You can purchase a copy of Belief on Amazon.

Rating: 5/5

About Ricepaper Magazine

Ricepaper Magazine is a Vancouver-based Canadian literary magazine which has showcased Asian Canadian literature, culture, and the arts since 1994.

Ricepaper Magazine publishes new poetry, fiction, drama, graphic novels, translation, as well as cultural reviews of books, theatre, and film. Ricepaper Magazine also publishes original art and photography.

Ricepaper first began in 1994 as a newsletter for the Asian Canadian Writers’ Workshop (ACWW) – eight pages which were photocopied back-to-back and stapled together. Ricepaper was a way for ACWW members to communicate amongst each other as well as celebrate each other’s successes.
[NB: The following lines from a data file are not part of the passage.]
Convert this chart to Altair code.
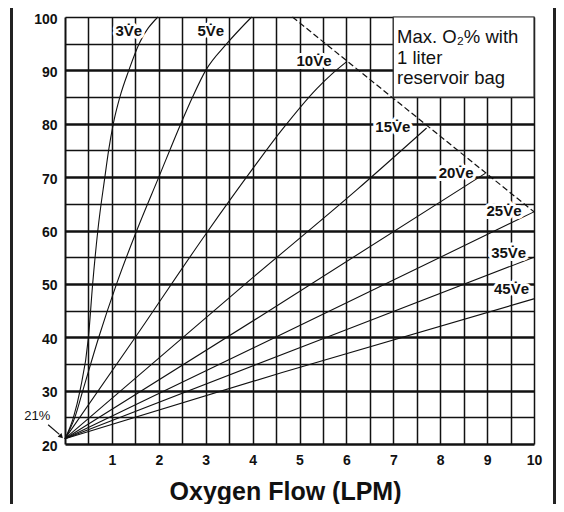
import altair as alt
import pandas as pd

# ---- data ----
ve3_flow = [0, 0.18, 0.32, 0.50, 0.59, 0.70, 0.85, 0.93, 1.03, 1.17, 1.36, 1.58, 1.98]
ve3_o2 = [21, 25, 30, 40, 50, 60, 70, 75, 80, 85, 90, 95, 100]
ve5_flow = [0, 0.21, 0.38, 0.72, 1.1, 1.53, 2.0, 2.47, 2.72, 3.0, 3.45, 3.98]
ve5_o2 = [21, 25, 30, 40, 50, 60, 70, 80, 85, 90, 95, 100]
ve10_flow = [0, 1.5, 3.0, 3.98, 4.62, 5.37, 5.7, 6.0]
ve10_o2 = [21, 40, 59.3, 71.3, 78.8, 86.6, 89.4, 91.6]
ve15_flow = [0, 3.94, 6.22, 7.71]
ve15_o2 = [21, 50.7, 67.6, 79.2]
ve20_flow = [0, 4.16, 8.96]
ve20_o2 = [21, 43.9, 70.7]
ve25_flow = [0, 4.51, 10]
ve25_o2 = [21, 40.1, 63.5]
ve35_flow = [0, 5.61, 10]
ve35_o2 = [21, 40.1, 55.0]
ve45_flow = [0, 4.63, 10]
ve45_o2 = [21, 33.4, 47.2]

bag_flow = [4.85, 10]
bag_o2 = [100, 63.5]

label_text = ["3V̇e", "5V̇e", "10V̇e", "15V̇e", "20V̇e", "25V̇e", "35V̇e", "45V̇e"]
label_flow = [1.36, 3.11, 5.31, 6.99, 8.34, 9.36, 9.46, 9.52]
label_o2 = [97.3, 97.3, 91.8, 79.4, 70.8, 63.7, 55.8, 49.0]

box_flow = [7]
box_flow_end = [10]
box_o2 = [85]
box_o2_end = [100]

legend_lines = ["Max. O₂% with", "1 liter", "reservoir bag"]
legend_flow = [7.08, 7.08, 7.08]
legend_o2 = [96.3, 92.4, 88.5]

note_text = ["21%"]
note_flow = [-0.59]
note_o2 = [25.2]
arrow_flow = [-0.36]
arrow_o2 = [23.6]
arrow_flow_end = [-0.12]
arrow_o2_end = [21.8]
head_flow = [-0.08]
head_o2 = [21.4]

x_grid = [0, 0.5, 1, 1.5, 2, 2.5, 3, 3.5, 4, 4.5, 5, 5.5, 6, 6.5, 7, 7.5, 8, 8.5, 9, 9.5, 10]
y_grid = [20, 25, 30, 35, 40, 45, 50, 55, 60, 65, 70, 75, 80, 85, 90, 95, 100]

# ---- tables ----
curves = [("3", ve3_flow, ve3_o2), ("5", ve5_flow, ve5_o2), ("10", ve10_flow, ve10_o2),
          ("15", ve15_flow, ve15_o2), ("20", ve20_flow, ve20_o2), ("25", ve25_flow, ve25_o2),
          ("35", ve35_flow, ve35_o2), ("45", ve45_flow, ve45_o2)]
rows = []
for name, fl, o2 in curves:
    for f, o in zip(fl, o2):
        rows.append({"ve": name, "flow": f, "o2": o})
curve_df = pd.DataFrame(rows)
bag_df = pd.DataFrame({"flow": bag_flow, "o2": bag_o2})
label_df = pd.DataFrame({"flow": label_flow, "o2": label_o2, "label": label_text})
box_df = pd.DataFrame({"flow": box_flow, "flow2": box_flow_end, "o2": box_o2, "o2b": box_o2_end})
legend_df = pd.DataFrame({"flow": legend_flow, "o2": legend_o2, "label": legend_lines})
note_df = pd.DataFrame({"flow": note_flow, "o2": note_o2, "label": note_text})
arrow_df = pd.DataFrame({"flow": arrow_flow, "o2": arrow_o2, "flow2": arrow_flow_end, "o2b": arrow_o2_end})
head_df = pd.DataFrame({"flow": head_flow, "o2": head_o2})

INK = "#111111"
FONT = "Liberation Sans"

xs = alt.Scale(domain=[0, 10], nice=False, zero=False)
ys = alt.Scale(domain=[20, 100], nice=False, zero=False)

x_axis = alt.Axis(
    values=x_grid, grid=True, ticks=False, domain=False,
    labelExpr="datum.value >= 1 && datum.value % 1 === 0 ? format(datum.value, 'd') : ''",
    labelPadding=9, labelFontSize=14, labelFontWeight="bold", labelColor=INK,
    labelOverlap=False, labelFlush=False,
    gridColor=INK, gridOpacity=1,
    gridWidth={"condition": {"test": "datum.value === 0", "value": 2.0}, "value": 1.5},
    title="Oxygen Flow (LPM)", titleFontSize=25, titleFontWeight="bold", titleColor=INK,
    titleX=220, titleY=55, titleAlign="center", titleBaseline="alphabetic", titleFont=FONT,
)
y_axis = alt.Axis(
    values=y_grid, grid=True, ticks=False, domain=False,
    labelExpr="datum.value % 10 === 0 ? format(datum.value, 'd') : ''",
    labelPadding=8, labelOffset=2, labelFontSize=14, labelFontWeight="bold", labelColor=INK,
    labelOverlap=False, labelFlush=False,
    gridColor=INK, gridOpacity=1,
    gridWidth={"condition": {"test": "datum.value % 10 === 0 && datum.value < 100", "value": 2.3}, "value": 1.3},
    title=None,
)

X = alt.X("flow:Q", scale=xs, axis=x_axis)
Y = alt.Y("o2:Q", scale=ys, axis=y_axis)

box = alt.Chart(box_df).mark_rect(fill="white", stroke="#333333", strokeWidth=1.2).encode(
    x=X, x2="flow2:Q", y=Y, y2="o2b:Q")

lines = alt.Chart(curve_df).mark_line(color=INK, strokeWidth=1.1, interpolate="monotone").encode(
    x=X, y=Y, detail="ve:N", order="flow:Q")

bag = alt.Chart(bag_df).mark_line(color=INK, strokeWidth=1.2, strokeDash=[6, 3]).encode(x=X, y=Y)

halo = alt.Chart(label_df).mark_text(
    font=FONT, fontSize=15, fontWeight="bold", fill="white", stroke="white",
    strokeWidth=6, strokeJoin="round", baseline="middle", align="center").encode(
    x=X, y=Y, text="label:N")
labels = alt.Chart(label_df).mark_text(
    font=FONT, fontSize=15, fontWeight="bold", color=INK, baseline="middle", align="center").encode(
    x=X, y=Y, text="label:N")

legend_txt = alt.Chart(legend_df).mark_text(
    font=FONT, fontSize=18.5, color=INK, align="left", baseline="middle").encode(
    x=X, y=Y, text="label:N")

note = alt.Chart(note_df).mark_text(
    font=FONT, fontSize=13, color=INK, align="center", baseline="middle").encode(
    x=X, y=Y, text="label:N")
arrow = alt.Chart(arrow_df).mark_rule(color=INK, strokeWidth=1.2).encode(
    x=X, y=Y, x2="flow2:Q", y2="o2b:Q")
head = alt.Chart(head_df).mark_point(
    shape="triangle-up", angle=135, filled=True, size=30, color=INK, opacity=1).encode(x=X, y=Y)

frame_left = alt.Chart().mark_rule(color="#222222", strokeWidth=3).encode(
    x=alt.value(-53.5), y=alt.value(-9), y2=alt.value(487))
frame_right = alt.Chart().mark_rule(color="#222222", strokeWidth=3).encode(
    x=alt.value(489.5), y=alt.value(-9), y2=alt.value(487))

chart = alt.layer(
    box, lines, bag, halo, labels, legend_txt, note, arrow, head, frame_left, frame_right
).properties(
    width=469, height=427,
    autosize=alt.AutoSizeParams(type="none"),
    padding={"left": 57, "top": 9, "right": 22, "bottom": 60},
    background="white",
).configure_view(stroke=None).configure(font=FONT)

chart.save("out.html", embed_options={"renderer": "svg", "actions": False})
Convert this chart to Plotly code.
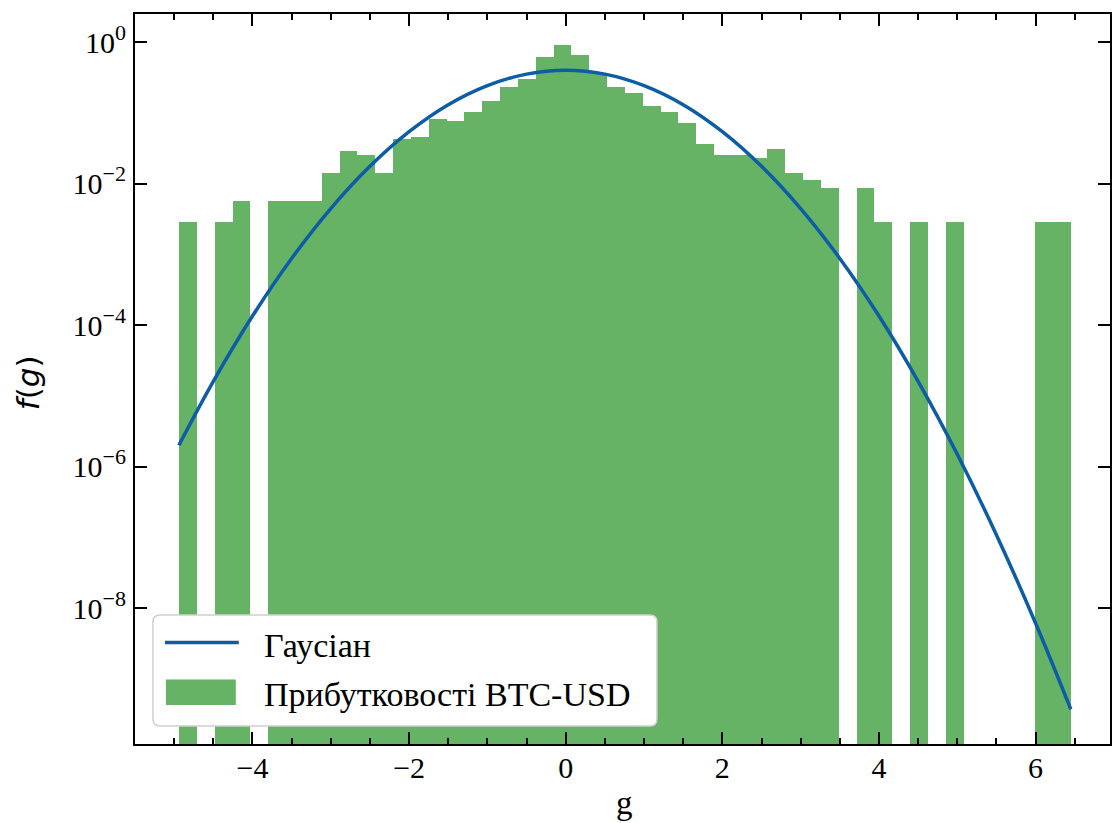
import numpy as np
import plotly.graph_objects as go

# Histogram of normalised BTC-USD returns (density, 50 equal bins)
bin_lo = -4.937
bin_hi = 6.447
n_bins = 50
density = [
    0.00284, None, 0.00284, 0.00568, None,
    0.00568, 0.00568, 0.00568, 0.0142, 0.0284,
    0.0256, 0.0142, 0.0426, 0.0454, 0.0824,
    0.0767, 0.104, 0.147, 0.233, 0.303,
    0.615, 0.895, 0.666, 0.360, 0.233,
    0.190, 0.125, 0.102, 0.0706, 0.0360,
    0.0256, 0.0256, 0.0232, 0.0312, 0.0142,
    0.01136, 0.00852, None, 0.00852, 0.00284,
    None, 0.00284, None, 0.00284, None,
    None, None, None, 0.00284, 0.00284,
]

# Gaussian reference curve, sampled over the histogram range
gauss_x = [-4.94, -4.5, -4.0, -3.5, -3.0, -2.5, -2.0, -1.5, -1.0, -0.5, 0.0,
           0.5, 1.0, 1.5, 2.0, 2.5, 3.0, 3.5, 4.0, 4.5, 5.0, 5.5, 6.0, 6.45]
gauss_y = [2.00e-6, 1.60e-5, 1.34e-4, 8.73e-4, 4.43e-3, 1.75e-2, 5.40e-2,
           0.130, 0.242, 0.352, 0.399, 0.352, 0.242, 0.130, 5.40e-2, 1.75e-2,
           4.43e-3, 8.73e-4, 1.34e-4, 1.60e-5, 1.49e-6, 1.08e-7, 6.08e-9,
           3.69e-10]

x_tick_vals = [-4, -2, 0, 2, 4, 6]
x_tick_text = ["\u22124", "\u22122", "0", "2", "4", "6"]
y_tick_vals = [1, 1e-2, 1e-4, 1e-6, 1e-8]
y_exponents = ["0", "\u22122", "\u22124", "\u22126", "\u22128"]

label_gauss = "Гаусіан"
label_hist = "Прибутковості BTC-USD"

edges = np.linspace(bin_lo, bin_hi, n_bins + 1)
centers = 0.5 * (edges[:-1] + edges[1:])
width = edges[1] - edges[0]

BLUE = "#0C5DA5"
GREEN = "rgba(0,128,0,0.6)"
SERIF = "Liberation Serif"
TICK_SIZE = 30

y_tick_text = [f"10<sup><span style='font-size:22px'>{e}</span></sup>"
               for e in y_exponents]

W, H = 1115, 823
L, R, T, B = 135, 3, 14, 79
PW, PH = W - L - R, H - T - B


def px(xp):
    return (xp - L) / PW


def py(yp):
    return (H - B - yp) / PH


fig = go.Figure()
fig.add_trace(go.Bar(
    x=centers, y=density, width=width, name=label_hist,
    marker=dict(color=GREEN, line=dict(width=0)), showlegend=False,
))
fig.add_trace(go.Scatter(
    x=gauss_x, y=gauss_y, mode="lines", name=label_gauss,
    line=dict(color=BLUE, width=3.5, shape="spline"), showlegend=False,
))

axis_common = dict(
    showline=True, linecolor="black", linewidth=2, mirror="ticks",
    ticks="inside", tickcolor="black", tickwidth=2, ticklen=12,
    showgrid=False, zeroline=False,
    tickfont=dict(family=SERIF, size=TICK_SIZE, color="black"),
)

fig.update_xaxes(
    range=[-5.50, 6.95], tickmode="array", tickvals=x_tick_vals,
    ticktext=x_tick_text, ticklabelstandoff=-4,
    minor=dict(tickmode="linear", tick0=0, dtick=0.5, ticks="inside",
               ticklen=6, tickwidth=2, tickcolor="black"),
    **axis_common,
)
fig.update_yaxes(
    type="log", range=[-9.922, 0.396], tickmode="array",
    tickvals=y_tick_vals, ticktext=y_tick_text, ticklabelstandoff=1,
    **axis_common,
)

# legend frame with rounded corners
x0, x1, y0, y1 = px(153), px(658), py(726), py(615)
rx, ry = 7 / PW, 7 / PH
frame = (f"M{x0+rx},{y0} L{x1-rx},{y0} Q{x1},{y0} {x1},{y0+ry} "
         f"L{x1},{y1-ry} Q{x1},{y1} {x1-rx},{y1} L{x0+rx},{y1} "
         f"Q{x0},{y1} {x0},{y1-ry} L{x0},{y0+ry} Q{x0},{y0} {x0+rx},{y0} Z")
shapes = [
    dict(type="path", path=frame, xref="paper", yref="paper",
         fillcolor="white", line=dict(color="#d0d0d0", width=1.5),
         layer="above"),
    dict(type="line", xref="paper", yref="paper", x0=px(165), x1=px(239),
         y0=py(642.5), y1=py(642.5), line=dict(color=BLUE, width=3.5), layer="above"),
    dict(type="rect", xref="paper", yref="paper", x0=px(166), x1=px(236),
         y0=py(705), y1=py(679.5), fillcolor=GREEN, line=dict(width=0), layer="above"),
]

legend_font = dict(family=SERIF, size=34, color="black")
annotations = [
    dict(text=label_gauss, xref="paper", yref="paper", x=px(262), y=py(645),
         xanchor="left", yanchor="middle", showarrow=False, font=legend_font),
    dict(text=label_hist, xref="paper", yref="paper", x=px(262), y=py(694),
         xanchor="left", yanchor="middle", showarrow=False, font=legend_font),
    dict(text="<i>f</i>(<i>g</i>)", xref="paper", yref="paper", x=px(28), y=py(383),
         xanchor="center", yanchor="middle", textangle=-90, showarrow=False,
         font=dict(family="DejaVu Sans", size=31, color="black")),
    dict(text="g", xref="paper", yref="paper", x=px(626), y=py(803),
         xanchor="center", yanchor="middle", showarrow=False,
         font=dict(family=SERIF, size=33, color="black")),
]

fig.update_layout(
    width=W, height=H,
    margin=dict(l=L, r=R, t=T, b=B, pad=0),
    paper_bgcolor="white", plot_bgcolor="white",
    bargap=0, showlegend=False,
    shapes=shapes, annotations=annotations,
)

fig.write_html("out.html")
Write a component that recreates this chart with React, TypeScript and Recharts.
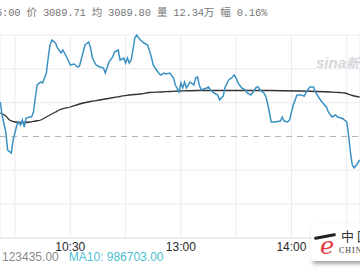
import { LineChart, Line, XAxis, YAxis, CartesianGrid, ReferenceLine } from "recharts";

// minutes counted from 9:30 (the lunch break is folded, 11:30 == 13:00 == 120)
const priceTimes = [
  22, 23, 25, 26, 28, 29, 31, 32, 33, 34, 35, 36, 38, 39, 40, 41, 42, 44, 45, 46,
  47, 48, 49, 50, 52, 53, 55, 56, 58, 60, 62, 64, 65, 67, 68, 70, 71, 72, 74, 76,
  78, 79, 81, 83, 84, 86, 87, 89, 90, 91, 92, 93, 94, 95, 96, 98, 100, 102, 104, 105,
  106, 108, 109, 111, 112, 114, 116, 117, 119, 120, 121, 122, 123, 125, 127, 128, 129, 130, 131, 134,
  135, 136, 138, 140, 141, 142, 143, 144, 146, 148, 149, 150, 151, 153, 155, 156, 158, 160, 161, 162,
  163, 165, 166, 167, 168, 169, 171, 174, 175, 176, 178, 179, 181, 183, 185, 187, 188, 190, 192, 193,
  195, 197, 199, 200, 202, 204, 205, 207, 208, 210, 211, 212, 213, 214, 216, 217,
];
const priceValues = [
  3088.23, 3086.93, 3085.23, 3083.43, 3083.13, 3084.43, 3085.93, 3086.23, 3085.93, 3086.43,
  3085.73, 3086.63, 3086.73, 3086.73, 3087.23, 3088.63, 3089.93, 3090.23, 3090.13, 3090.63,
  3091.13, 3092.63, 3093.93, 3094.43, 3094.13, 3093.63, 3093.13, 3093.43, 3092.73, 3091.93,
  3092.03, 3091.73, 3091.83, 3093.23, 3093.93, 3094.23, 3093.63, 3092.63, 3091.93, 3091.73,
  3091.63, 3091.13, 3092.23, 3092.73, 3093.23, 3093.43, 3092.43, 3092.63, 3092.13, 3092.63,
  3092.13, 3092.43, 3093.43, 3094.63, 3094.93, 3094.43, 3094.13, 3093.93, 3092.73, 3091.93,
  3091.63, 3091.13, 3090.93, 3091.13, 3091.03, 3091.13, 3090.63, 3089.93, 3089.23, 3090.13,
  3089.63, 3090.23, 3089.63, 3090.23, 3089.93, 3090.63, 3090.73, 3089.93, 3089.43, 3089.63,
  3089.73, 3089.43, 3089.13, 3088.93, 3088.43, 3088.63, 3088.83, 3089.73, 3090.43, 3090.73,
  3090.93, 3090.63, 3090.13, 3089.63, 3089.43, 3089.13, 3088.93, 3089.43, 3089.73, 3089.73,
  3089.43, 3089.13, 3088.83, 3088.13, 3087.23, 3086.23, 3086.23, 3086.33, 3086.73, 3086.33,
  3086.23, 3086.43, 3087.93, 3088.93, 3088.93, 3088.83, 3089.23, 3089.73, 3089.73, 3089.23,
  3088.63, 3088.13, 3087.73, 3087.23, 3086.73, 3086.93, 3086.73, 3086.63, 3086.53, 3086.23,
  3084.93, 3083.23, 3081.93, 3081.63, 3082.13, 3082.43,
];

const avgTimes = [
  22, 25, 27, 30, 33, 35, 38, 41, 44, 46, 49, 52, 54, 60, 65, 71, 76, 82, 87, 92,
  98, 103, 109, 114, 120, 130, 147, 168, 185, 201, 206, 209, 213, 217,
];
const avgValues = [
  3087.13, 3086.83, 3086.43, 3086.23, 3086.18, 3086.18, 3086.23, 3086.33, 3086.43, 3086.63,
  3086.93, 3087.23, 3087.43, 3087.73, 3088.03, 3088.28, 3088.43, 3088.63, 3088.78, 3088.93,
  3089.03, 3089.18, 3089.23, 3089.28, 3089.33, 3089.38, 3089.38, 3089.38, 3089.33, 3089.23,
  3089.18, 3089.13, 3088.88, 3088.73,
];

const PREV_CLOSE = 3084.78;
const gridPrices = [3074.63, 3078.01, 3081.4, 3088.16, 3091.55, 3094.93];
const timeTicks = [30, 60, 90, 120, 150, 180, 210];
const timeLabels: Record<number, string> = { 60: "10:30", 120: "13:00", 180: "14:00" };

const priceData = priceTimes.map((t, i) => ({ t, price: priceValues[i] }));
const avgData = avgTimes.map((t, i) => ({ t, avg: avgValues[i] }));

function TimeTick(props: any) {
  const { x, y, payload } = props;
  const label = timeLabels[payload.value];
  if (!label) return <g />;
  return (
    <text x={x} y={y + 5} textAnchor="middle" fontSize={12} fill="#2a2a2a" fontFamily="'Liberation Sans', Arial, sans-serif">
      {label}
    </text>
  );
}

export default function App() {
  return (
    <div
      style={{
        position: "absolute",
        left: 0,
        top: 0,
        width: 360,
        height: 270,
        overflow: "hidden",
        background: "#fff",
      }}
    >
      <div
        style={{
          position: "absolute",
          left: -4,
          top: 4,
          fontFamily: "'Liberation Mono', 'Noto Sans CJK SC', monospace",
          fontSize: 10.5,
          letterSpacing: -0.2,
          color: "#777",
          whiteSpace: "pre",
        }}
      >
        5:00 价 3089.71 均 3089.80 量 12.34万 幅 0.16%
      </div>

      <div style={{ position: "absolute", left: 0, top: 0 }}>
        <LineChart width={360} height={270} margin={{ top: 35, right: 0, bottom: 0, left: 0 }}>
          <CartesianGrid stroke="#ebebf0" />
          <XAxis
            dataKey="t"
            type="number"
            domain={[21.86, 217.2]}
            ticks={timeTicks}
            height={32}
            tickLine={false}
            axisLine={{ stroke: "#e6e6ec" }}
            tick={<TimeTick />}
            interval={0}
          />
          <YAxis
            hide
            type="number"
            domain={[3074.63, 3094.93]}
            ticks={gridPrices}
            width={0}
          />
          <ReferenceLine y={PREV_CLOSE} stroke="#b5b5b5" strokeDasharray="6 5" strokeWidth={1} />
          <Line
            data={avgData}
            dataKey="avg"
            type="monotone"
            stroke="#333"
            strokeWidth={1.3}
            dot={false}
            isAnimationActive={false}
          />
          <Line
            data={priceData}
            dataKey="price"
            type="linear"
            stroke="#3c91c3"
            strokeWidth={1.5}
            dot={false}
            isAnimationActive={false}
          />
        </LineChart>
      </div>

      <div
        style={{
          position: "absolute",
          left: 316,
          top: 53,
          fontFamily: "'Liberation Sans', Arial, sans-serif",
          fontSize: 15,
          fontWeight: 700,
          fontStyle: "italic",
          color: "#d6d6da",
          whiteSpace: "pre",
        }}
      >
        sina<span style={{ fontFamily: "'Noto Sans CJK SC'", fontSize: 13 }}>新浪</span>
      </div>

      <div
        style={{
          position: "absolute",
          left: 2,
          top: 250,
          fontFamily: "'Liberation Sans', Arial, sans-serif",
          fontSize: 12,
          color: "#8a8a8a",
          whiteSpace: "pre",
        }}
      >
        123435.00
        <span style={{ color: "#4cbfd0", marginLeft: 10 }}>MA10: 986703.00</span>
      </div>

      <div
        style={{
          position: "absolute",
          left: 311,
          top: 224,
          width: 70,
          height: 37,
          background: "#fff",
          boxShadow: "2px 3px 4px rgba(0,0,0,0.35)",
          whiteSpace: "nowrap",
        }}
      >
        <div
          style={{
            position: "absolute",
            left: 3,
            top: 11,
            width: 22,
            height: 3,
            background: "#222",
            transform: "rotate(-10deg)",
            borderRadius: 2,
          }}
        />
        <div
          style={{
            position: "absolute",
            left: 9,
            top: 8,
            fontFamily: "'DejaVu Serif', serif",
            fontStyle: "italic",
            fontSize: 24,
            color: "#e23a3f",
            lineHeight: "28px",
          }}
        >
          e
        </div>
        <div
          style={{
            position: "absolute",
            left: 30,
            top: 4,
            fontFamily: "'Noto Sans CJK SC', sans-serif",
            fontSize: 13,
            color: "#333",
            letterSpacing: 3,
            lineHeight: "16px",
            whiteSpace: "nowrap",
          }}
        >
          中国
        </div>
        <div
          style={{
            position: "absolute",
            left: 28,
            top: 22,
            fontFamily: "'Liberation Serif', serif",
            fontSize: 8,
            color: "#333",
            letterSpacing: 1,
            whiteSpace: "nowrap",
          }}
        >
          CHINA
        </div>
      </div>
    </div>
  );
}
ACWW, a non-profit organization, continues to publish Ricepaper today.  From these humble beginnings, Ricepaper became a quarterly magazine that was distributed coast-to-coast, publishing the new voices coming out of the Asian Canadian arts and literary community. With advancements in technology, Ricepaper has moved online affording writers a much wider audience and far richer medium to deliver ideas. Ricepaper Magazine continues to be the longest running literary magazine of its kind with an Asian Canadian perspective.

Disclosure: I received a copy of Belief in order to facilitate this review. All opinions expressed are my own.